Isobel looked embarrassed. The last thing she wanted to do was exclude me. Kelley laughed and said, "We're talking about Isobel's latest project at IGG."
*****
John enjoyed the self-scourging. It was his favorite form of debasement. Just as the Master had taught, "If anyone wishes to come after me, he must deny himself, and take up his cross." Bearing that cross was John's only interest.
He DID have one other interest. That was killing. It was expected of all the Apostles. and John was the most ardent of the group. The Apostles had unique access to absolute truths, certainties so perfect that it was their duty to impose them on everyone else. That was John's mission.
The Apostles traced their lineage back to the Sicarii. The Sicarii predated the Hashshashin of Almut, from which the word "assassin" was derived. So, it might be said that the Sicarii were the first organized terror group.
The Sicarii were originally Jewish zealots who were supposedly wiped out at Masada. That was a myth fostered by the Romans so that they could sleep at night. In fact, most of the Sicarii joined the diaspora after Titus's destruction of the temple in 70 AD. In return, it was one of the Sicarii who arranged Titus's untimely demise.
Every subversive sect needs a purpose. For the Sicarii, that was ensuring the dominion of the spirit over the flesh. It wasn't religion. It was a deep-seated fascination with the most absolute form of corporeal independence -- death.
After Rome fell, the Sicarii settled into a mountaintop castellum near Melago in the Italian Alps. That valley was perhaps the remotest place in the known world. Centuries passed, and the Sicarii morphed into an inbred group of mystic absolutists whose single precept was to assure the triumph of the immortal soul.
That might have even been admirable, in a backward kind of way, if it weren't for the methods. The Apostles were born as assassins and that was their defining characteristic. In many ways it was pure pragmatism. If you disagreed with them, then you were eliminated; quick, efficient, and effective.
That had been the fate of the Templars. They were the Apostle's only real competition for ownership of the spiritual agenda back in the day. The problem was that the Templars got too rich and worldly. So, it was easy to engineer their downfall. The King of France was just the means to that end.
The Brotherhood was restricted to twelve Apostles. Those twelve men were privy to the mysteries of Apostolicism. But there was always a thirteenth.

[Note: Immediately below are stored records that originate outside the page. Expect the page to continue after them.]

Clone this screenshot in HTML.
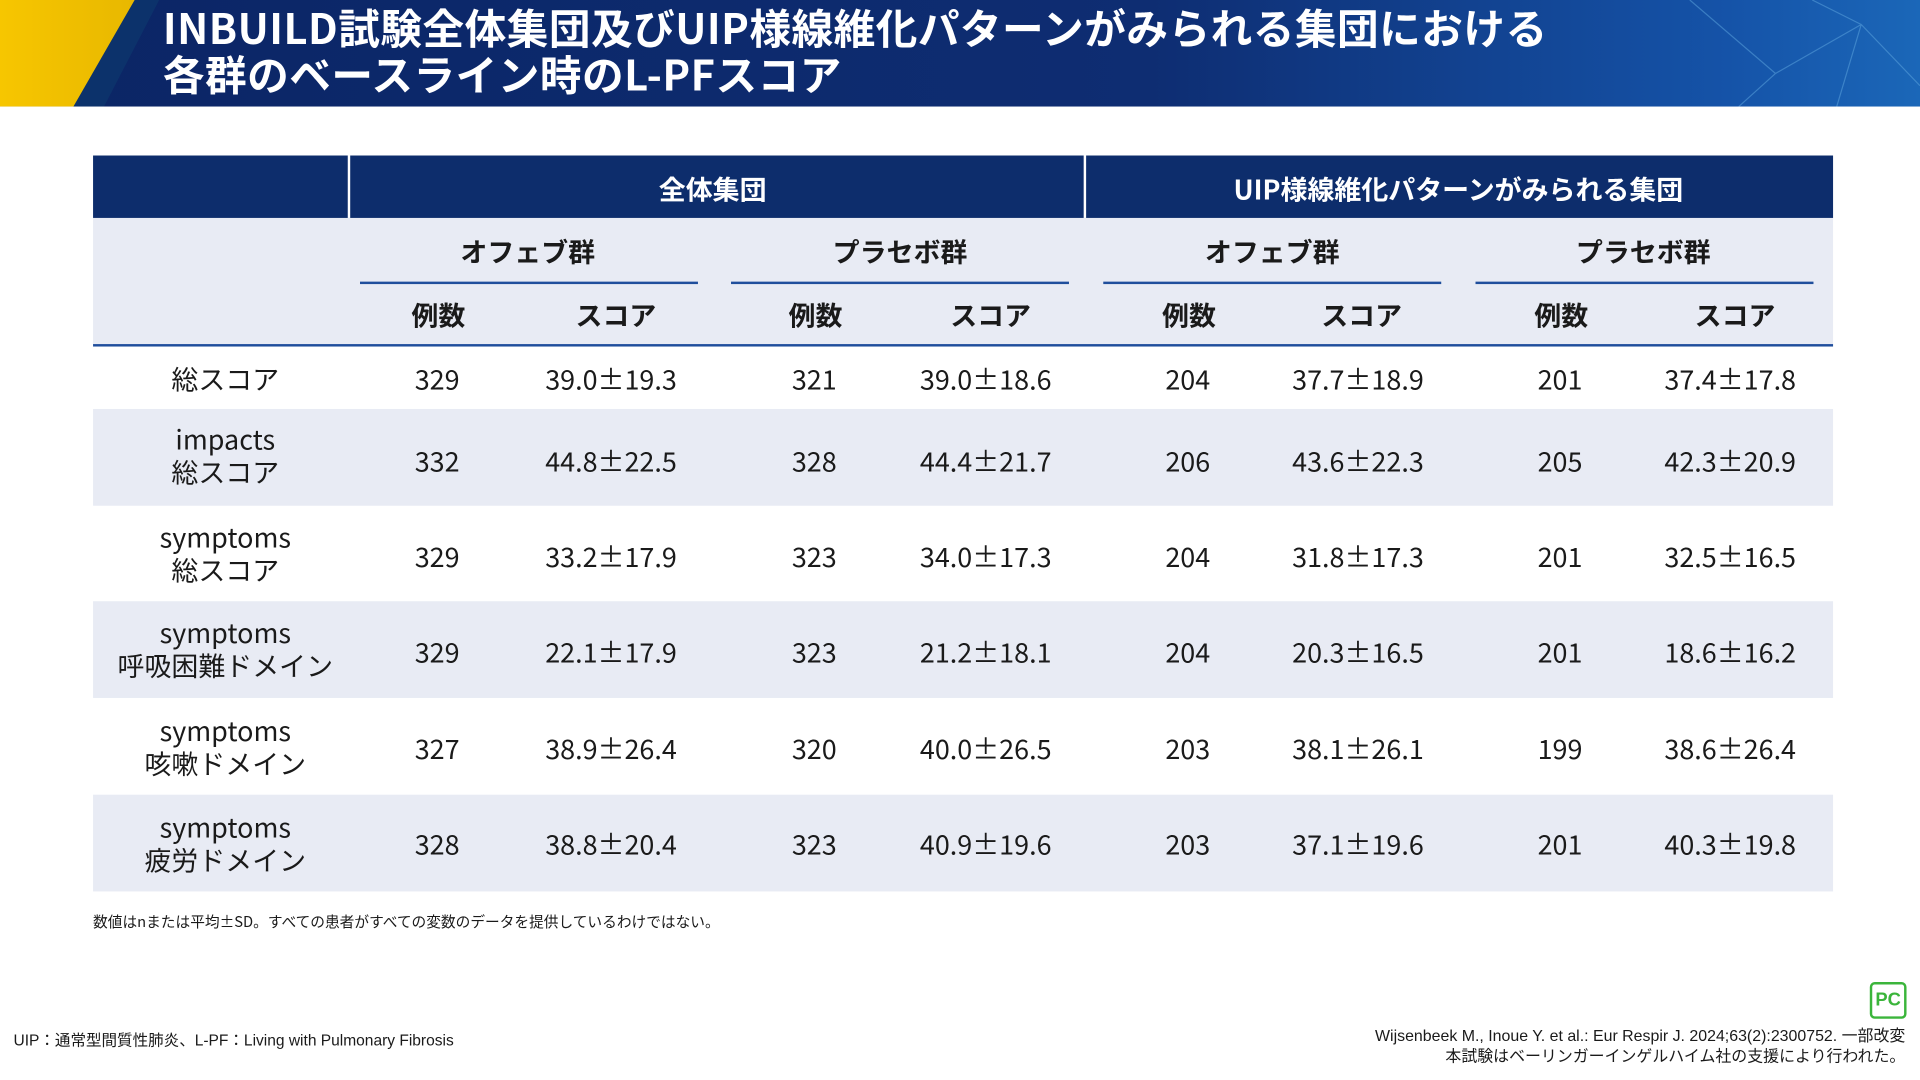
<!DOCTYPE html>
<html><head><meta charset="utf-8"><style>
html,body{margin:0;padding:0;width:1920px;height:1080px;overflow:hidden;background:#fff}
#s{position:absolute;left:0;top:0;width:1568px;height:882px;transform:scale(1.22449);transform-origin:0 0;font-family:"Noto Sans CJK JP","Liberation Sans",sans-serif;color:#1a1a1a}
.hdr{position:absolute;left:0;top:0;width:1568px;height:87px;background:linear-gradient(90deg,#0b2565 0%,#0e2d72 60%,#1553a8 90%,#1b67b8 100%);overflow:hidden}
.t{position:absolute;left:133px;color:#fff;font-weight:bold;font-size:34px;line-height:38px;letter-spacing:0.4px;white-space:nowrap}
.a{position:absolute;white-space:nowrap;text-align:center;transform:translateX(-50%);font-size:22px;line-height:26px}
.b{font-weight:bold}
</style></head><body><div id="s">
<div class="hdr">
<svg width="1568" height="87" style="position:absolute;left:0;top:0">
<defs><linearGradient id="y" x1="0" y1="0" x2="1" y2="0"><stop offset="0" stop-color="#f7c600"/><stop offset="1" stop-color="#e8b800"/></linearGradient></defs>
<polygon points="0,0 110,0 60,87 0,87" fill="url(#y)"/>
<polygon points="60,87 110,0 130,0 85,87" fill="#0d3a6e" opacity="0.6"/>
<g stroke="#5fa8e0" stroke-width="1" opacity="0.5" fill="none">
<path d="M1380,0 L1450,60 L1520,20 L1568,70 M1450,60 L1420,87 M1520,20 L1500,87 M1480,0 L1520,20"/>
</g>
</svg>
<div class="t" style="top:3px">INBUILD試験全体集団及びUIP様線維化パターンがみられる集団における</div>
<div class="t" style="top:41px">各群のベースライン時のL-PFスコア</div>
</div>

<div style="position:absolute;left:76px;top:127px;width:1421px;height:51px;background:#0d2d6c"></div>
<div style="position:absolute;left:284px;top:127px;width:2px;height:51px;background:#fff"></div>
<div style="position:absolute;left:885px;top:127px;width:2px;height:51px;background:#fff"></div>
<div style="position:absolute;left:76px;top:178px;width:1421px;height:104px;background:#e8ebf4"></div>
<div style="position:absolute;left:76px;top:281px;width:1421px;height:2px;background:#1f4e9c"></div>
<div style="position:absolute;left:294px;top:230px;width:276px;height:2px;background:#1f4e9c"></div>
<div style="position:absolute;left:597px;top:230px;width:276px;height:2px;background:#1f4e9c"></div>
<div style="position:absolute;left:901px;top:230px;width:276px;height:2px;background:#1f4e9c"></div>
<div style="position:absolute;left:1205px;top:230px;width:276px;height:2px;background:#1f4e9c"></div>
<div style="position:absolute;left:76px;top:334px;width:1421px;height:79px;background:#e8ebf4"></div>
<div style="position:absolute;left:76px;top:491px;width:1421px;height:79px;background:#e8ebf4"></div>
<div style="position:absolute;left:76px;top:649px;width:1421px;height:79px;background:#e8ebf4"></div>

<div class="a b" style="left:582px;top:141px;color:#fff">全体集団</div>
<div class="a b" style="left:1191px;top:141px;color:#fff">UIP様線維化パターンがみられる集団</div>
<div class="a b" style="left:431px;top:192px">オフェブ群</div>
<div class="a b" style="left:735px;top:192px">プラセボ群</div>
<div class="a b" style="left:1039px;top:192px">オフェブ群</div>
<div class="a b" style="left:1342px;top:192px">プラセボ群</div>
<div class="a b" style="left:358px;top:244px">例数</div>
<div class="a b" style="left:503px;top:244px">スコア</div>
<div class="a b" style="left:666px;top:244px">例数</div>
<div class="a b" style="left:809px;top:244px">スコア</div>
<div class="a b" style="left:971px;top:244px">例数</div>
<div class="a b" style="left:1112px;top:244px">スコア</div>
<div class="a b" style="left:1275px;top:244px">例数</div>
<div class="a b" style="left:1417px;top:244px">スコア</div>

<div class="a" style="left:184px;top:296px">総スコア</div>
<div class="a" style="left:184px;top:345px;line-height:27px">impacts<br>総スコア</div>
<div class="a" style="left:184px;top:425px;line-height:27px">symptoms<br>総スコア</div>
<div class="a" style="left:184px;top:503px;line-height:27px">symptoms<br>呼吸困難ドメイン</div>
<div class="a" style="left:184px;top:583px;line-height:27px">symptoms<br>咳嗽ドメイン</div>
<div class="a" style="left:184px;top:662px;line-height:27px">symptoms<br>疲労ドメイン</div>

<div id="rows"></div>
<script>
var d=[[296,"329","39.0±19.3","321","39.0±18.6","204","37.7±18.9","201","37.4±17.8"],
[363,"332","44.8±22.5","328","44.4±21.7","206","43.6±22.3","205","42.3±20.9"],
[441,"329","33.2±17.9","323","34.0±17.3","204","31.8±17.3","201","32.5±16.5"],
[519,"329","22.1±17.9","323","21.2±18.1","204","20.3±16.5","201","18.6±16.2"],
[598,"327","38.9±26.4","320","40.0±26.5","203","38.1±26.1","199","38.6±26.4"],
[676,"328","38.8±20.4","323","40.9±19.6","203","37.1±19.6","201","40.3±19.8"]];
var x=[357,499,665,805,970,1109,1274,1413],h="";
d.forEach(function(r){for(var i=0;i<8;i++)h+='<div class="a" style="left:'+x[i]+'px;top:'+r[0]+'px">'+r[i+1]+'</div>';});
document.getElementById("rows").innerHTML=h;
</script>

<div style="position:absolute;left:76px;top:744px;font-size:12px;white-space:nowrap">数値はnまたは平均±SD。すべての患者がすべての変数のデータを提供しているわけではない。</div>
<div style="position:absolute;left:11px;top:839px;font-size:12.7px;white-space:nowrap;font-family:'Liberation Sans','Noto Sans CJK JP',sans-serif">UIP：通常型間質性肺炎、L-PF：Living with Pulmonary Fibrosis</div>
<div style="position:absolute;right:12px;top:837px;font-size:13px;white-space:nowrap;text-align:right;line-height:17px;font-family:'Liberation Sans','Noto Sans CJK JP',sans-serif">Wijsenbeek M., Inoue Y. et al.: Eur Respir J. 2024;63(2):2300752. 一部改変<br>本試験はベーリンガーインゲルハイム社の支援により行われた。</div>
<div style="position:absolute;left:1527px;top:802px;width:26px;height:26px;border:2px solid #3bb53b;border-radius:4px;color:#3bb53b;font-weight:bold;font-size:15px;line-height:26px;text-align:center;font-family:'Liberation Sans',sans-serif">PC</div>
</div></body></html>
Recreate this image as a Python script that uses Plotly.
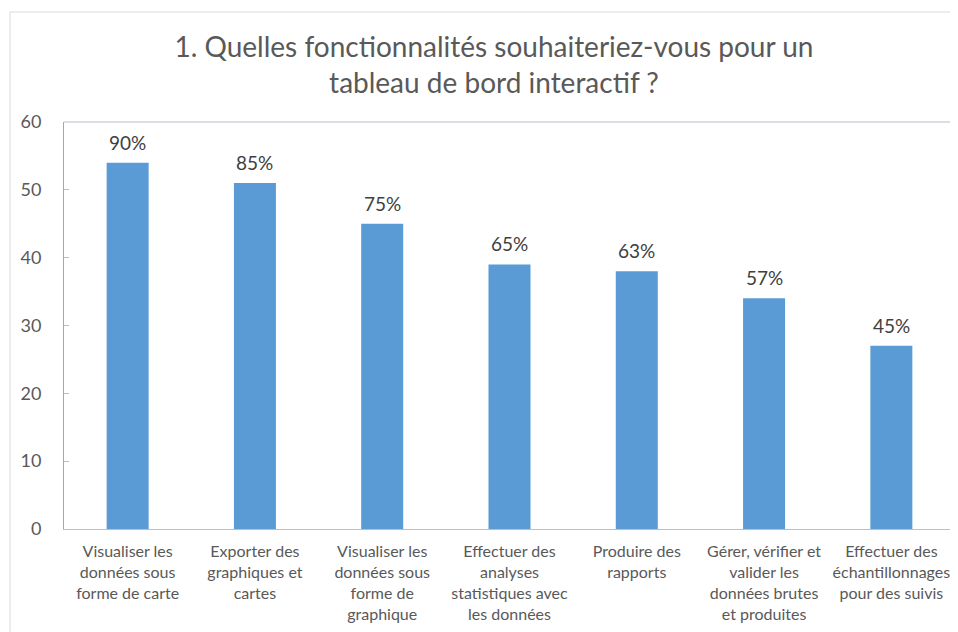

Judas Iscariot had been treasurer of the Brotherhood before his betrayal and excommunication. Hence, one Brother named Judas always lived in exile and served as the Apostle's catspaw in the wicked world.
De Nogaret was the Judas in the Templar era. He was advisor to Philip the Fair. It was De Nogaret, through Philip, who eliminated the Templars.
Of course, there were many levels within the order, from novice to enlightened. But there were never more than a dozen Apostles as the Scripture demanded. These men were replaced as the incumbents died. John was always the youngest, just as the original had been, and he was "beloved."
John in turn, was the most fanatical of the Brotherhood. He channeled his passion into utter dedication to the purposes of the group. That meant endless days perfecting himself. The result was a chiseled six-foot specimen who could move like a striking snake. Nobody bested him in physical combat.
John's skills were legendary. He had trained himself to lie motionless for hours in the snow of the Apostle's Alpine lair, wearing nothing but a white Shinobi Shizoku. He particularly enjoyed killing with a sword. It was such a timeless method and it allowed him to exhibit his extraordinary physical gifts.
His weapon of choice was a Fujiwara Kanenaga katana forged in the 17th Century. It was never far from his hand. Yet, John was also adept at every other form of killing. He could poison you with household items or assassinate you with everyday things. But his unique talent was his chameleon-like ability.